The state’s growing number of children who are outside the school system is frightening. It carried a whopping number of 658,770 out of school children according to Demographic Health Survey (DHS) conducted in 2015 by the United Nations Children Fund (UNICEF) and maybe the figure has even increased now.
Even though the state had its own bitter taste of the insurgency, which practically stalled development affected the state for about eight years has caused devastating social wreckage. In spite of it drawing the state to an economic instability, it also caused an uncertainty to a state that was previously thought to champion the cause of more prosperous society in attaining or achieving Universal Primary Education.
Even though Governor Buni has a political will to revolutionarise the state education sector, his administration alone cannot provide education to all as there is need for total support of School Based Management Committees (SBMCs) in every communities to complement the governor’s efforts.
Regardless with the low abysmal performance of the students in the state at primary and secondary school levels, another cankerworm that crippled the basic education system in the state is the high level of decreasing number of children to school. This despair is due to the fact that in times of conflict and crisis, children are forced out of school, which contributes to higher drop-out and lower completion rates.
We all know that no nation, state or society can rise above the standard of its education. This is because it is education that serves as the springboard for every kind of development.
If education is weak or dysfunctional, society and its development will also be weak and dysfunctional. And all change – including his very consolidations agenda – state education emergency begins with emergency in the sector; because it is education that shapes, corrects and restores society.

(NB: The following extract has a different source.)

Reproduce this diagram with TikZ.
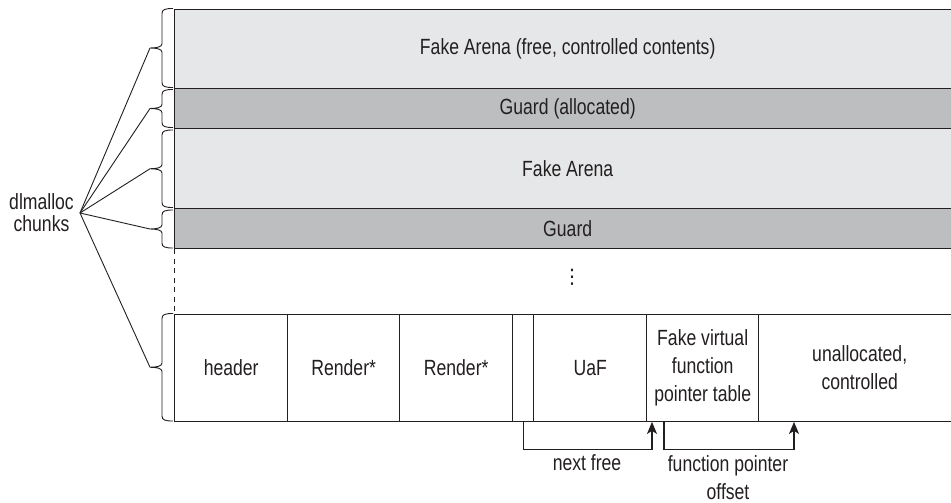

With this feat recorded by the state in declaring state of emergency on the sector, people within and outside the state commended Governor Buni for this bold step.

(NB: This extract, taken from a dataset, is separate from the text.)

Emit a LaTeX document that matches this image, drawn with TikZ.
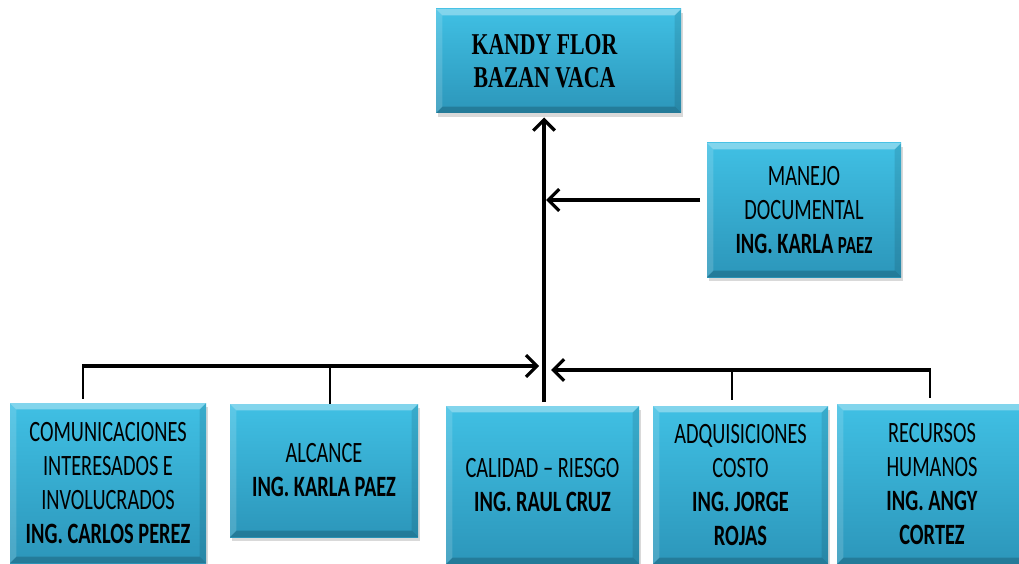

It is difficult to get other things right if education, which is the bedrock for societal development, is not placed on a sound footing. In fact these concepts will raise the consciousness of Yobeans to their responsibilities in promoting the attainment of the set objectives of Goal 4 of the Sustainable Development Agenda.
By implication, if basic education continues to receive the same harsh treatment as it does today, in no time its remaining traces in this country will be wiped out and that will be the end of our development as a nation.
God forbid! The above solution will also sensitize communities on responsibilities in education-access, retention and completion, by ensuring that every girl and every boy should have the right to a quality education so that they can have more chances in life, including employment opportunities, better health and also to participate in the political process.
To achieve this noble cause, there is need for total support and co-opting Parents-Teachers Associations (PTAs) and School Based Management Committees (SBMCs) even though they neither influence policy formulation nor add any value to the existing educational processes.
Community participation and Buni’s educational emergency in Yobe
Those that care have only the pleasure of meeting annually to exchange pleasantries. The government cannot be completely cleared of the blame; but the community, in its own right, has a vital role to play in the provision, management, delivery and improvement of education.
Community participation, as a concept, aims at bringing various stakeholders within the society together for educational policy-formulation, problem-solving and decision making. Peasants, government, traditional and religious leaders – everyone – has a stake in it.